The number trail was, of course, the "Romans Road". A popular little technique that is used to lead people to Christ. It use to be so familiar to me, but I haven't thought about it in years. Im not even sure people still use it. At least I hope they don't.
I know there may be several different versions of the Romans Road that include one or two different verses here or there, but here is the basic version and what seems to be the most common people use as far as I can tell. These are the verses I had marked in my bible.
Romans 3:23, Romans 6:23a, Romans 6:23b, Romans 5:8, Romans 10:13, Romans 10:9,10
It's no surprise that I am not a fan of this particular way of evangelism. In fact, I think it's a little crazy. Sure, there are people who have, and who will say the prayer at the end of the rehearsed, formulated presentation.
I remember using the Romans Road on a kid at a youth, beach trip. He indeed "got saved/asked Jesus into his heart" (said the prayer) that day, but it had nothing to do with these, "copy and pasted", string of verses that I showed him. It was because I scared the hell out of him first. I, of course, let him know what would happen to him if he rejected the Jesus I was presenting to him. He happily accepted and went back to playing frisbee. It was a good day for all of us.

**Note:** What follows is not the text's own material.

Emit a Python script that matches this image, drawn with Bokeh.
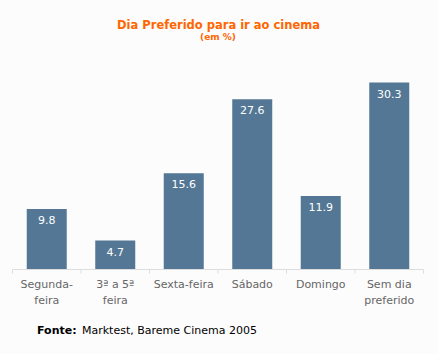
import math
from bokeh.plotting import figure
from bokeh.models import ColumnDataSource, Range1d, Label
from bokeh.core.properties import value
from bokeh.embed import file_html
from bokeh.resources import INLINE

categories = ["Segunda-\nfeira", "3ª a 5ª\nfeira", "Sexta-feira", "Sábado", "Domingo", "Sem dia\npreferido"]
values = [9.8, 4.7, 15.6, 27.6, 11.9, 30.3]
value_labels = ["9.8", "4.7", "15.6", "27.6", "11.9", "30.3"]

FONT = "DejaVu Sans"
BG = "#FCFCFC"
ORANGE = "#FF6600"
BAR = "#547795"
AXIS = "#DDDDDD"

W, H = 438, 354
# plot area in canvas pixels
PL, PR, PT, PB = 12, 423, 50, 269
YMAX = 35.5
n = len(categories)
ppu_x = (PR - PL) / n
ppu_y = (PB - PT) / YMAX

x_range = Range1d(-PL / ppu_x, n + (W - PR) / ppu_x)
y_range = Range1d(-(H - PB) / ppu_y, PB / ppu_y)

xs = [i + 0.5 for i in range(n)]
src = ColumnDataSource(dict(x=xs, top=values, lab=value_labels, cat=categories))
bounds = ColumnDataSource(dict(x=list(range(n + 1)), y=[0] * (n + 1)))

p = figure(width=W, height=H, output_backend="svg", toolbar_location=None,
           x_range=x_range, y_range=y_range, min_border=0,
           background_fill_color=BG, border_fill_color=BG, outline_line_color=None)
p.axis.visible = False
p.grid.visible = False

p.vbar(x="x", top="top", width=0.584, bottom=0, source=src, color=BAR, line_color=None)
p.text(x="x", y="top", text="lab", source=src, text_color="white", text_align="center",
       text_baseline="middle", y_offset=11, text_font_size="11px", text_font=value(FONT))

# category axis
p.segment(x0=0, x1=n, y0=0, y1=0, line_color=AXIS, line_width=1)
p.ray(x="x", y="y", source=bounds, length=4, length_units="screen", angle=-math.pi / 2,
      line_color=AXIS, line_width=1)
p.text(x="x", y=0, text="cat", source=src, text_color="#666666", text_align="center",
       text_baseline="top", y_offset=8, text_font_size="11px", text_font=value(FONT),
       text_line_height=1.27)

def lab(px, py, text, size, style, color, align):
    return Label(x=px, y=H - py, x_units="screen", y_units="screen", text=text,
                 text_align=align, text_baseline="middle", text_font=FONT,
                 text_font_size=size, text_font_style=style, text_color=color)

p.add_layout(lab(218, 24, "Dia Preferido para ir ao cinema", "11.5px", "bold", ORANGE, "center"))
p.add_layout(lab(217.5, 36.5, "(em %)", "9px", "bold", ORANGE, "center"))
p.add_layout(lab(36.5, 330, "Fonte:", "11px", "bold", "#000000", "left"))
p.add_layout(lab(81.5, 330, "Marktest, Bareme Cinema 2005", "11px", "normal", "#000000", "left"))

open("out.html", "w").write(file_html(p, INLINE))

But here is what makes no sense to me. One of the most popular ways that people are sharing the gospel today doesn't even quote any of the writings of Matthew, Mark, Luke, or John... You know, those guys who are credited with writing the gospels. And it surely doesn't quote Jesus (that guy who said he came to proclaim the gospel).
Could it be because the "Gospel/Good News" that we like to share/preach today, looks and sounds nothing like what Jesus did or said?